The Miiverse connection with this game is unobtrusive, yet somehow omnipresent. Players are free to make Miiverse posts about each challenge, and one will be brought up, seemingly at random, when you hover over one. As usual, this often results in ‘lol-worthy’ pictures from fans who legitimately love gaming. As you earn stars, you’ll also be earning points, which are used to unlock stamps. Stamps can be used in the Miiverse to easily recreate an 8-bit character. For example, you don’t need to painstakingly redraw 8-bit Bowser, when you can just stamp him on a message. It’s a really clever reward system, and it’s already been used to great comedic effect by the community.
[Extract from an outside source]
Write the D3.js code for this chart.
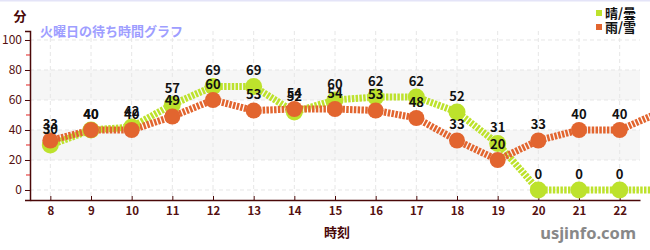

One of the biggest questions is whether this game is worth the full $15. I have to say that I would pretty much unequivocally recommend it, whether you’re new to classic gaming, or an NES veteran. The game, despite being a compilation of small minigames, is actually quite long, and it will take even the most experienced players at least 8-10 hours to clear the whole thing. With stars and rainbows left to get, this game can last quite a bit. At the same time, it’s a great game to play purely on the Gamepad while watching a movie on the television, or being otherwise occupied. While its lack of multiplayer may turn some gamers off, I never felt that any form of multiplayer would add to the experience with how the game is designed.
I really like this game on a personal level. Seeing classics like these retooled so long-time fans can get something new out of them 25+ years later is something really special. Being a gateway for new NES fans is just icing on the cake. This is the kind of intelligent game design Nintendo needs. They are sitting on a goldmine of classic games in the middle of the retro-rennaissance, and they’d be foolish not to capitalize on it. NES Remix is a step in the right direction, and I really hope that it does well enough to warrant a sequel – after all, there are plenty of great NES games that weren’t featured in this one, and the prospects of an SNES Remix has me salivating.